Dua hari lalu, seorang teman terbang langsung dari Padang ke Singapura. Menurutnya penumpang sepi, hanya terisi sekitar 20 seat saja, sehingga harga tiket jadi mahal, jauh diatas harga tiket Padang-Kuala Lumpur.
Sepinya jumlah penumpang dari Padang ke Singapura, merupakan tantangan dan persolan masa depan pariwisata yang datang dari Singapura ke Padang atau Sumbar. Bisnis penerbangan tidak tunduk pada sekedar keelokan destinasi wisata, tapi juga faktor untung rugi mereka terbang ke Padang. Bila hal itu tidak terpenuhi, maka mereka pun “cabut ” dan mengalihkan rute penerbangannya ke daerah lain yang lebih menjanjikan secara bisnis.
Untuk mengantisipasi persoalan itu, barangkali sejak dini perlu disiasati, bagaimana agar jumlah penumpang untuk memenuhi rute itu tetap menguntungkan bisnis maskapai. Hal ini bisa dilakukan melalui banyak hal, seperti promosi besar-besaran dan berkelanjutan yang dilakukan Sumbar di Singapura dan sebaliknya. Langkah lain adalah membuka bisnis bisnis baru diantara ke dua wilayah dengan mendorong pengusaha untuk melihat peluang usaha yang feasible.
Para pengusaha Singapura membuka perdagangan baru yang dibawa dari hasil produksi Sumbar, terutama pada sektor pertanian dan perikanan, termasuk bisnis bunga untuk dataran tinggi, pertambangan dan lain-lain. Sebaliknya pengusaha Sumbar dapat pula memperdagangkan barang-barang yang dibawa dari Singapura ke Sumbar.
Pada tahun 90-an, bisnis penerbangan Singapura sudah melayani lebih dari 200 kebutuhan katering penerbangan seluruh dunia. Saya menyaksikan langsung ribuan troli katering yang sudah siap diangkut ke pesawat. Ketika saya tanya kepada salah seorang managernya, dari mana bahan baku makanan itu diperoleh ? Menurut mereka, umumnya dari Thailand, dan hanya sedikit dari Indonesia.
Saat saya menjadi Bupati Solok, saya mencoba merintis promosi dengan mengadakan pameran produk hasil pertanian Solok di Singapura. Langkah itu kemudian terhenti karena setelah itu tidak dilanjutkan lagi, walaupun beberapa pengusaha disana sudah mencoba mendalami apa yang bisa dikerjasamakan antara Singapura dan Sumatera Barat.

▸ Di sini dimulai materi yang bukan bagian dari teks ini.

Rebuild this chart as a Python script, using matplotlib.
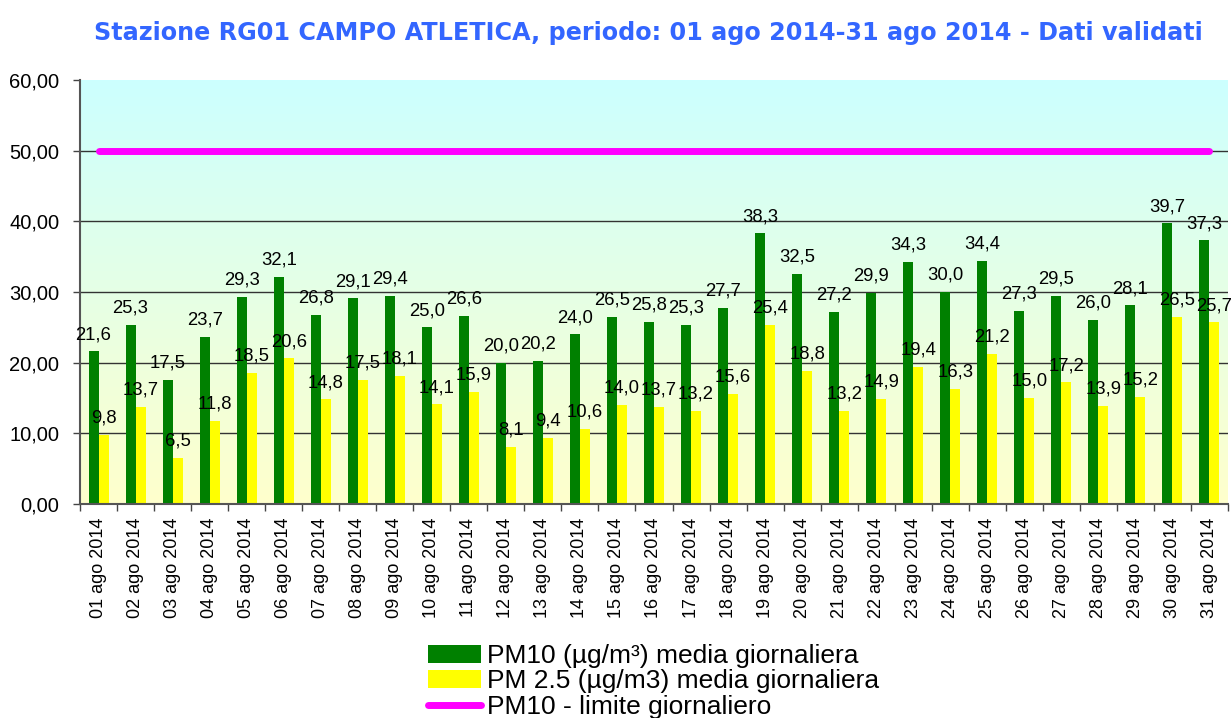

Promosi semacam ini selalu memerlukan gerak langkah yang berkelanjutan, sayangnya kebiasaan kita masih bersifat hit and run dan jarang yang sustainable. Setelah itu, ada seorang pengusaha Padang yang mulai menanam bunga di Alahan Panjang dan mengirim hasilnya secara berkala ke Singapura. Dia memanfaatkan penerbangan langsung yang saat itu bagasi pesawat selalu kosong. Namun tak berapa lama setelah itu, usaha kebun bunga tersebut tutup akibat penerbangan langsung Padang-Singapura juga ditutup.